- TASK INSTRUCTIONS: From the first line of the data down to and including the line with "(iwgproc-t) at ([yshift=\salto]iwgproc.center)", copy everything exactly, leaving out pictures.

- DATA FOR THE TASK:
Begin

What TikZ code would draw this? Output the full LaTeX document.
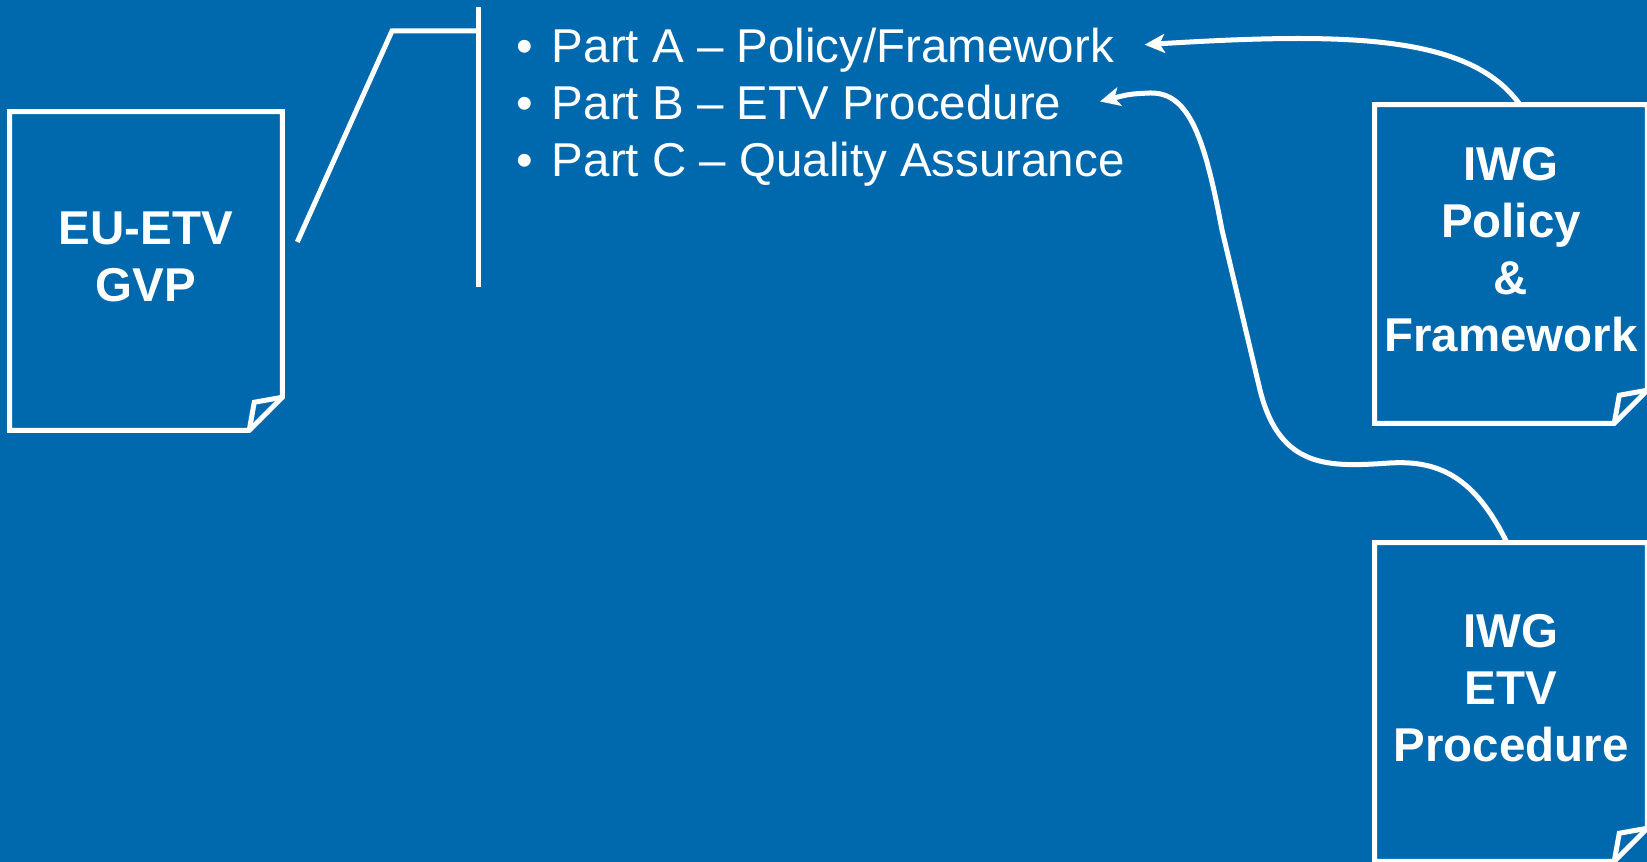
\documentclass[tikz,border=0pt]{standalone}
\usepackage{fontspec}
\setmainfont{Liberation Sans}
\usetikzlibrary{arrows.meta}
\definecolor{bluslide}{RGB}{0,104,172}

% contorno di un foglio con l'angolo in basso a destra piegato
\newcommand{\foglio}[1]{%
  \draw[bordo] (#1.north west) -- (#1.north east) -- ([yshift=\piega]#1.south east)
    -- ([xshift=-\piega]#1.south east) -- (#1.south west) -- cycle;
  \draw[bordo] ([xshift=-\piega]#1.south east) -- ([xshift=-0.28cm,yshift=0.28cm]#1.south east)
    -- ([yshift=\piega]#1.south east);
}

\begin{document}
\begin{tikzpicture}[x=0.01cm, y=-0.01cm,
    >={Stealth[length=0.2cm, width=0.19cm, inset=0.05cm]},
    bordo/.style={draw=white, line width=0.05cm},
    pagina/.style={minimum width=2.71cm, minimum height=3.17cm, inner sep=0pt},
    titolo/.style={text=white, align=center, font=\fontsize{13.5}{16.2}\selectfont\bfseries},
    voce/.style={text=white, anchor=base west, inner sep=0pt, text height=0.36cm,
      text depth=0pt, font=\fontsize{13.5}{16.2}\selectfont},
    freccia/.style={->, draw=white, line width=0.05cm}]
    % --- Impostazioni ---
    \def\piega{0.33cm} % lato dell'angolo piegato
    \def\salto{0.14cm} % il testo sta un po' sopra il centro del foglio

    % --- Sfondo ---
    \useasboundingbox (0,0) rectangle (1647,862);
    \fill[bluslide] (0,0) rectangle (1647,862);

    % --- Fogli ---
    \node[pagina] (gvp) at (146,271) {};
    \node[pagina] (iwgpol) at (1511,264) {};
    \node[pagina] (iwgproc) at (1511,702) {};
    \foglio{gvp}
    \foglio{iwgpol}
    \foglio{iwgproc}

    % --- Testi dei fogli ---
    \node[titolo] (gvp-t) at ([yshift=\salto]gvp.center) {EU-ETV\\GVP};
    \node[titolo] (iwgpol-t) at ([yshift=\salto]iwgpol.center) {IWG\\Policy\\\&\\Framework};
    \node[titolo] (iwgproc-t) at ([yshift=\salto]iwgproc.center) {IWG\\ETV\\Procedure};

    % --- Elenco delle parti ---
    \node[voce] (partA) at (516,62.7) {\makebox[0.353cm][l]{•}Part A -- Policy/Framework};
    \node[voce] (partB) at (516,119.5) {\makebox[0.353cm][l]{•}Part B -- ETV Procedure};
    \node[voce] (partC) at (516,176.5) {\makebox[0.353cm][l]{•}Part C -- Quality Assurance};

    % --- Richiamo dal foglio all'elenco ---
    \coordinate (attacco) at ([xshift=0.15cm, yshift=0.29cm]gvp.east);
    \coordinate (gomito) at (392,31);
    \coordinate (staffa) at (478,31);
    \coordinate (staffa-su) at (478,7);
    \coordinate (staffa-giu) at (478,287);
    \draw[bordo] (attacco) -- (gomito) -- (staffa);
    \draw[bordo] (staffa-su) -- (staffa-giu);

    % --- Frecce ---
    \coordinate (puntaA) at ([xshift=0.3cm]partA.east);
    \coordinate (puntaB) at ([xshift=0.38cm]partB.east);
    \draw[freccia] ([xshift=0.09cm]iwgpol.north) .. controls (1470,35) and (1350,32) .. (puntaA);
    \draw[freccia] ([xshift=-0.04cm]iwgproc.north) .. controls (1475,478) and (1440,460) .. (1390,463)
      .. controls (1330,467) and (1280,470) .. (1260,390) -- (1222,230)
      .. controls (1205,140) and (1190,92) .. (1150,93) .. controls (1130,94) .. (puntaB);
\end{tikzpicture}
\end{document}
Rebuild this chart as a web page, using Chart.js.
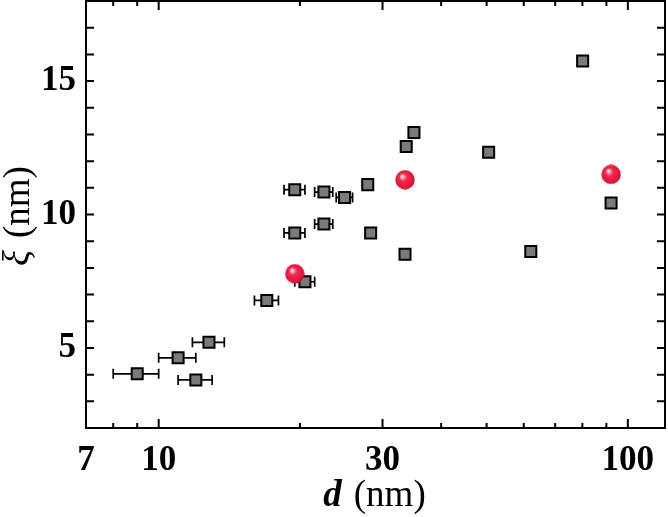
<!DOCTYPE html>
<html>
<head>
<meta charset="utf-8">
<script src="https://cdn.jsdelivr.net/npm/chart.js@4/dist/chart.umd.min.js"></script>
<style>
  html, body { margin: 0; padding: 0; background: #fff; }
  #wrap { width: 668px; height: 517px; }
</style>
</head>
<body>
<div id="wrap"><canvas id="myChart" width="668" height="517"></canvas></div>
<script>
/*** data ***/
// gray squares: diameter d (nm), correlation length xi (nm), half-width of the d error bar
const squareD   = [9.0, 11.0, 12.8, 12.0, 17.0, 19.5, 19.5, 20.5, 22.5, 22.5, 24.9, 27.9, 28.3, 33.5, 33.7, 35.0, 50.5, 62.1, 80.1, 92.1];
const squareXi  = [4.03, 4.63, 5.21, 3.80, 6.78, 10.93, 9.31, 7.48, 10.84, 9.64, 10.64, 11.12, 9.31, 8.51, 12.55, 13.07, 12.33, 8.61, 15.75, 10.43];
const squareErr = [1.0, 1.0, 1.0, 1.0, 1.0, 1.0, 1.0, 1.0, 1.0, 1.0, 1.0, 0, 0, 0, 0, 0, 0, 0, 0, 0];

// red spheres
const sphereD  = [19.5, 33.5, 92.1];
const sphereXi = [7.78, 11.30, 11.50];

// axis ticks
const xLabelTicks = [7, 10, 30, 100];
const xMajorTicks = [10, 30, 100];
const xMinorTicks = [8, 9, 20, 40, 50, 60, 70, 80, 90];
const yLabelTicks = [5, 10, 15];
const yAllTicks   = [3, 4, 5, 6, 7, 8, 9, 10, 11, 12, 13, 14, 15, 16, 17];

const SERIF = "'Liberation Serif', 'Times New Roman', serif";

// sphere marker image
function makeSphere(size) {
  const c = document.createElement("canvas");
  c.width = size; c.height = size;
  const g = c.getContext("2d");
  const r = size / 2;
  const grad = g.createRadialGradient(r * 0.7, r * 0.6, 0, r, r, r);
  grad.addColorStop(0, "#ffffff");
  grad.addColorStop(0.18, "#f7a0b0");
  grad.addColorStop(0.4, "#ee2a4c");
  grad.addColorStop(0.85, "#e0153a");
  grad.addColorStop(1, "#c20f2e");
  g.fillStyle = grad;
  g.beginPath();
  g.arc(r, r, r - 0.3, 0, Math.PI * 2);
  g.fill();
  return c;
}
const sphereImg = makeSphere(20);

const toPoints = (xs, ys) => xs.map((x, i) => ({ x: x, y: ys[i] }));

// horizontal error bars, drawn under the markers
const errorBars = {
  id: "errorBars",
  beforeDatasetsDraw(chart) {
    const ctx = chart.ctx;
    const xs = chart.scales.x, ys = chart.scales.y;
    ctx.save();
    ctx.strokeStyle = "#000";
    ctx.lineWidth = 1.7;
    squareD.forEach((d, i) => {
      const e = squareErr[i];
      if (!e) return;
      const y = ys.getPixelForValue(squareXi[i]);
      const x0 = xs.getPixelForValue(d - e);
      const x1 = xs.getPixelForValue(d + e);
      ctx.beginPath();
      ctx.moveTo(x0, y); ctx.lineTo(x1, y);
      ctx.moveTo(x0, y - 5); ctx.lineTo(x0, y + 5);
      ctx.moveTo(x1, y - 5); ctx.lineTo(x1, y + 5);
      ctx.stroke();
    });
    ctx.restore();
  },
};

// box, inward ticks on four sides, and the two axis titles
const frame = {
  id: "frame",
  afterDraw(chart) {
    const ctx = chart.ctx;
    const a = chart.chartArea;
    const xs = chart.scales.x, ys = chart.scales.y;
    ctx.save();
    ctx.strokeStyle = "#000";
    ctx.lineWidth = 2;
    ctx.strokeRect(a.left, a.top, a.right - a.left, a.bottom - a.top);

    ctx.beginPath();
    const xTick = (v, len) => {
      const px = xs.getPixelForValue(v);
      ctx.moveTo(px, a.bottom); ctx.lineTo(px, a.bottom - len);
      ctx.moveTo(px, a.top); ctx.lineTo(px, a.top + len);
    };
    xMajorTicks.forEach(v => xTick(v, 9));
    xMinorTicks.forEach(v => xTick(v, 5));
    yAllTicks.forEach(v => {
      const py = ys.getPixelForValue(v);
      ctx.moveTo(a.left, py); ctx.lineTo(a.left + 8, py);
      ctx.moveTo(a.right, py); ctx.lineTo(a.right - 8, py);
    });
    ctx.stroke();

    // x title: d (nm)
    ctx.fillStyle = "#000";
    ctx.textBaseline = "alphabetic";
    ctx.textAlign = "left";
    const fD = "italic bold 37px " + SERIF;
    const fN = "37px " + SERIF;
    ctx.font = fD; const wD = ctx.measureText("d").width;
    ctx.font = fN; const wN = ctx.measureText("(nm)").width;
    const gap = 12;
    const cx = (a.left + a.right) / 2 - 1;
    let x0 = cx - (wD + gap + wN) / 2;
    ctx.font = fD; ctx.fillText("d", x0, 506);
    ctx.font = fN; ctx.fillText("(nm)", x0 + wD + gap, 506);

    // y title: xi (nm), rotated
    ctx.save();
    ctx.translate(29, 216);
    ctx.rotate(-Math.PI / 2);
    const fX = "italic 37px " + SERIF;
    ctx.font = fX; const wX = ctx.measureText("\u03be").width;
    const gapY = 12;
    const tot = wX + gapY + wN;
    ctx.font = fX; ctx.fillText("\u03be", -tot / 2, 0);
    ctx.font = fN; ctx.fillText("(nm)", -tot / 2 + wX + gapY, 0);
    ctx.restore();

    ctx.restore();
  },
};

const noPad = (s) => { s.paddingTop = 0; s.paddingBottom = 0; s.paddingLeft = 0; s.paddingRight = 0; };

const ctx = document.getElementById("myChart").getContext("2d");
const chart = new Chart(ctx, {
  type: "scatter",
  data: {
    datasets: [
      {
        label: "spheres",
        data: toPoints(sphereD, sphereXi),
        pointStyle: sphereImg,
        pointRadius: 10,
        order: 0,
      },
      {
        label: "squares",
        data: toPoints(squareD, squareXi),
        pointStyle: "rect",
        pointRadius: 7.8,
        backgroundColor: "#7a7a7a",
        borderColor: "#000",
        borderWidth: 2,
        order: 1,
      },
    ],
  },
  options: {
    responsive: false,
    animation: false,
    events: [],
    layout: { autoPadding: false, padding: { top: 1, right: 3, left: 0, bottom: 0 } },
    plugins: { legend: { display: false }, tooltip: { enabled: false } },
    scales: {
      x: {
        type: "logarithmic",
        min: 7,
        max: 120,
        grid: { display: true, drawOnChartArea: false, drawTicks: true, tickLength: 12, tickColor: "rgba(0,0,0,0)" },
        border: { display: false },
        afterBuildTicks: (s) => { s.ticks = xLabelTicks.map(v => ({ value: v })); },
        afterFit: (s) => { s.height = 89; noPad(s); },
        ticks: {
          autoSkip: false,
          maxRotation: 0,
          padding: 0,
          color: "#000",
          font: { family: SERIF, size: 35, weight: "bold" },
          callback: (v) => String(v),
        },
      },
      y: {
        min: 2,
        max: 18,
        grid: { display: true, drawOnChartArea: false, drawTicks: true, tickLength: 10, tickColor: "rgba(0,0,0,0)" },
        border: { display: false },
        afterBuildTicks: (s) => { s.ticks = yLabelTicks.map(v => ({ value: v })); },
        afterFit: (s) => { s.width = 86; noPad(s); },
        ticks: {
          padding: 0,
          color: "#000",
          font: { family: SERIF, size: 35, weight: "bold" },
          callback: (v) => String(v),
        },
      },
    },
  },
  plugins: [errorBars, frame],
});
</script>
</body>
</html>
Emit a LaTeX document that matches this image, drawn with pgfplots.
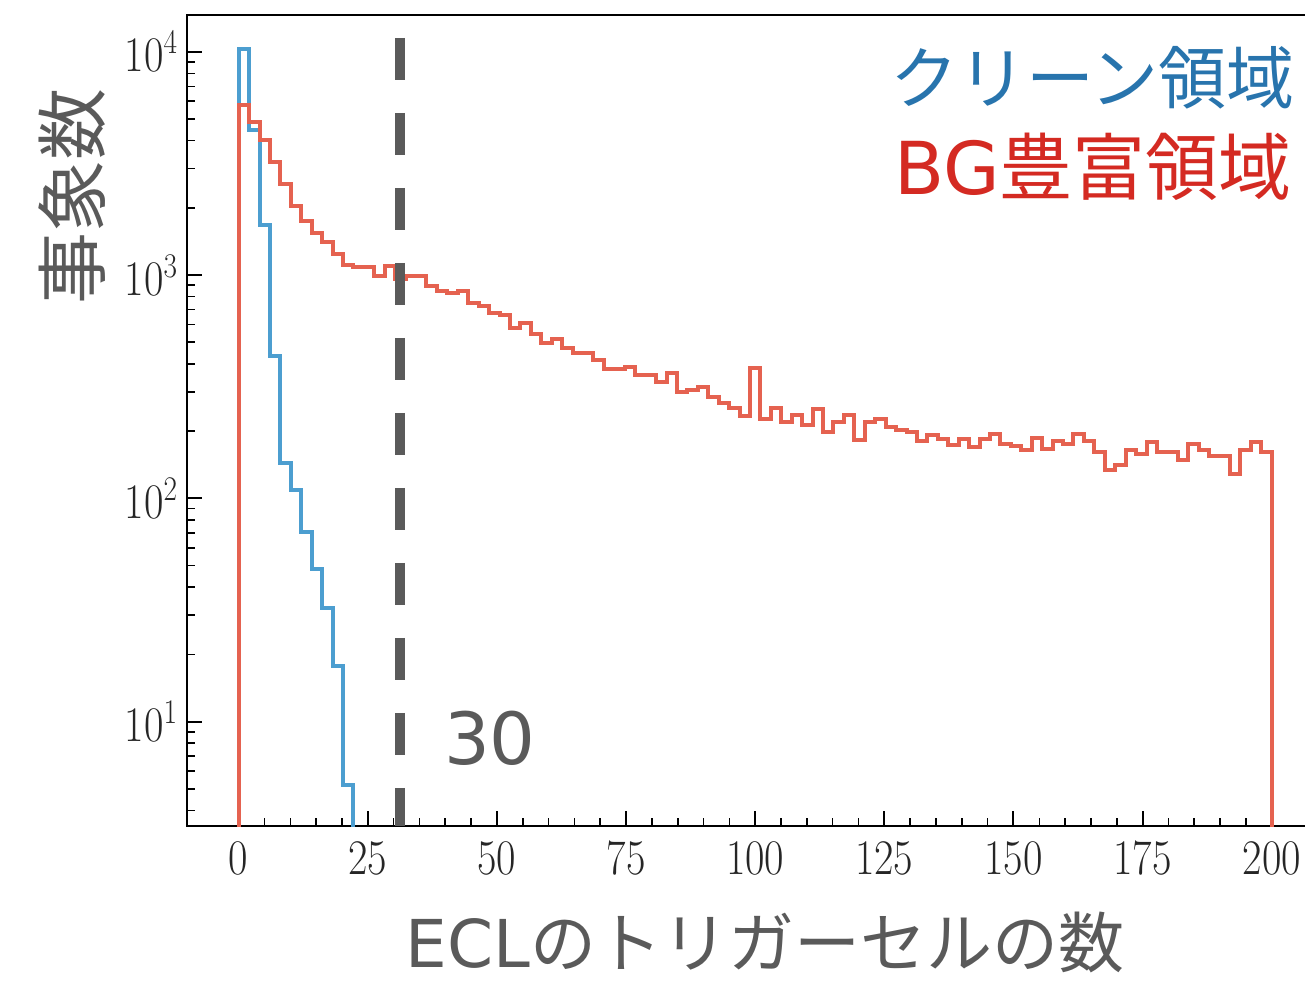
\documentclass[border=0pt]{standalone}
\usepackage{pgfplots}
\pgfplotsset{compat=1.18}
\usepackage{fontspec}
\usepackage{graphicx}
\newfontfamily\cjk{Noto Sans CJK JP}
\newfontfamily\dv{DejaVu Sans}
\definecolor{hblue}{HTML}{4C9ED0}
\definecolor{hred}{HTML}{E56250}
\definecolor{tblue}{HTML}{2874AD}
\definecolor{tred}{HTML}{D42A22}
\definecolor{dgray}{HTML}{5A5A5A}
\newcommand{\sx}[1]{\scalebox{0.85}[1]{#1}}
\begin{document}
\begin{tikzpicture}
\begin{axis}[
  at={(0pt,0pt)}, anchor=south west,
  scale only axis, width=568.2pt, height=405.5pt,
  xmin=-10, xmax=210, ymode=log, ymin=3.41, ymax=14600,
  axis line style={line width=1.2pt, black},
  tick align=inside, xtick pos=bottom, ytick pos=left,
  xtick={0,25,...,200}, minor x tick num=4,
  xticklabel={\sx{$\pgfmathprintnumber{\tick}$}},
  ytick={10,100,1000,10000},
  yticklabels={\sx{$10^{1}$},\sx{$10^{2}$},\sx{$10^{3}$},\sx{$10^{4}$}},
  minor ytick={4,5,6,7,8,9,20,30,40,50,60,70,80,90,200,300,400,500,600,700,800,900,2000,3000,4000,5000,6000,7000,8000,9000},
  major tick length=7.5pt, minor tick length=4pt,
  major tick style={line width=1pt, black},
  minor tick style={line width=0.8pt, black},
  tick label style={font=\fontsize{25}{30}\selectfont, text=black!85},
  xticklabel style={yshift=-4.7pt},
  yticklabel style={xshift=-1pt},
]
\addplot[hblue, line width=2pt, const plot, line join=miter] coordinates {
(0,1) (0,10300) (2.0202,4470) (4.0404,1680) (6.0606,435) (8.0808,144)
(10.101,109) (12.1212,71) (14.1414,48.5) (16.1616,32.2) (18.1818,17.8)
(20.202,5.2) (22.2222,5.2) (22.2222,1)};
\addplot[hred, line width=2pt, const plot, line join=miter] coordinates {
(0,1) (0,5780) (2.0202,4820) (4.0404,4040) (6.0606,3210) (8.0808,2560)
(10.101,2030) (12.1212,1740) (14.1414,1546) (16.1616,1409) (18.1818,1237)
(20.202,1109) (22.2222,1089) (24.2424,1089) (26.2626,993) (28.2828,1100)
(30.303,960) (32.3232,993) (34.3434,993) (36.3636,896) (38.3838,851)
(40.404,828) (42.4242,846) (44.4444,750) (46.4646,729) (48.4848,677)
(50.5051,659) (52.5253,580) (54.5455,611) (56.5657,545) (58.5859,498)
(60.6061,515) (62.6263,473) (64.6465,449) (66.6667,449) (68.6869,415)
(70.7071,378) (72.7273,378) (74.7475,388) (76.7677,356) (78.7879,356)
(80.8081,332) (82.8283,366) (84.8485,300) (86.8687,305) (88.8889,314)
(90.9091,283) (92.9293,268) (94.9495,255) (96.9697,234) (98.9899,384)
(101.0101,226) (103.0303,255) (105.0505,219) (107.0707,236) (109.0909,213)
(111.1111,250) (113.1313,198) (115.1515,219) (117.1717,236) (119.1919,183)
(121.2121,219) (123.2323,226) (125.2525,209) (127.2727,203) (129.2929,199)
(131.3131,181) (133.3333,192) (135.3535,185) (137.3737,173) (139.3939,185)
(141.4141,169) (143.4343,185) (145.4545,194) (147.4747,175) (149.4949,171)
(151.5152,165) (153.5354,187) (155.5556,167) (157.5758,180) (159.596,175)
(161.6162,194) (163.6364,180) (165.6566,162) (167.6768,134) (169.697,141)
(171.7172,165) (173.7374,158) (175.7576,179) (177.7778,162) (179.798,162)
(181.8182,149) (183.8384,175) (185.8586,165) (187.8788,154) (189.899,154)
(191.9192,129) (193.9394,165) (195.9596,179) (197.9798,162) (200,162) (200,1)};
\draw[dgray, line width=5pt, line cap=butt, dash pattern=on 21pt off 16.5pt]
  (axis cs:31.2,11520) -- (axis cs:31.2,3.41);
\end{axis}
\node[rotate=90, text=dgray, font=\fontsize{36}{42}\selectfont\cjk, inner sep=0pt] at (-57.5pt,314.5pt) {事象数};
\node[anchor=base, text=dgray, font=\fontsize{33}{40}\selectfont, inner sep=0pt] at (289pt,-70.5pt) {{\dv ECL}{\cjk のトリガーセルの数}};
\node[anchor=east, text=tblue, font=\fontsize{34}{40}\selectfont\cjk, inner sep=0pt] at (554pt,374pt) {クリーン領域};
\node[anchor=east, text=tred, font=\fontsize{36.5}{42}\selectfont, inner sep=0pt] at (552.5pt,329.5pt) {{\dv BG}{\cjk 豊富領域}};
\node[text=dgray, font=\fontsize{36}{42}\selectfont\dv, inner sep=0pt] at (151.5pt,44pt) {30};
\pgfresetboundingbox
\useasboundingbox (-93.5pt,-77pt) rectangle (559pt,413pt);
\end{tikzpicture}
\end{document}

End

- RESPONSE:
What TikZ code would draw this? Output the full LaTeX document.
\documentclass[tikz,border=0pt]{standalone}
\usepackage{fontspec}
\setmainfont{Liberation Sans}
\usetikzlibrary{arrows.meta}
\definecolor{bluslide}{RGB}{0,104,172}

% contorno di un foglio con l'angolo in basso a destra piegato
\newcommand{\foglio}[1]{%
  \draw[bordo] (#1.north west) -- (#1.north east) -- ([yshift=\piega]#1.south east)
    -- ([xshift=-\piega]#1.south east) -- (#1.south west) -- cycle;
  \draw[bordo] ([xshift=-\piega]#1.south east) -- ([xshift=-0.28cm,yshift=0.28cm]#1.south east)
    -- ([yshift=\piega]#1.south east);
}

\begin{document}
\begin{tikzpicture}[x=0.01cm, y=-0.01cm,
    >={Stealth[length=0.2cm, width=0.19cm, inset=0.05cm]},
    bordo/.style={draw=white, line width=0.05cm},
    pagina/.style={minimum width=2.71cm, minimum height=3.17cm, inner sep=0pt},
    titolo/.style={text=white, align=center, font=\fontsize{13.5}{16.2}\selectfont\bfseries},
    voce/.style={text=white, anchor=base west, inner sep=0pt, text height=0.36cm,
      text depth=0pt, font=\fontsize{13.5}{16.2}\selectfont},
    freccia/.style={->, draw=white, line width=0.05cm}]
    % --- Impostazioni ---
    \def\piega{0.33cm} % lato dell'angolo piegato
    \def\salto{0.14cm} % il testo sta un po' sopra il centro del foglio

    % --- Sfondo ---
    \useasboundingbox (0,0) rectangle (1647,862);
    \fill[bluslide] (0,0) rectangle (1647,862);

    % --- Fogli ---
    \node[pagina] (gvp) at (146,271) {};
    \node[pagina] (iwgpol) at (1511,264) {};
    \node[pagina] (iwgproc) at (1511,702) {};
    \foglio{gvp}
    \foglio{iwgpol}
    \foglio{iwgproc}

    % --- Testi dei fogli ---
    \node[titolo] (gvp-t) at ([yshift=\salto]gvp.center) {EU-ETV\\GVP};
    \node[titolo] (iwgpol-t) at ([yshift=\salto]iwgpol.center) {IWG\\Policy\\\&\\Framework};
    \node[titolo] (iwgproc-t) at ([yshift=\salto]iwgproc.center) {IWG\\ETV\\Procedure};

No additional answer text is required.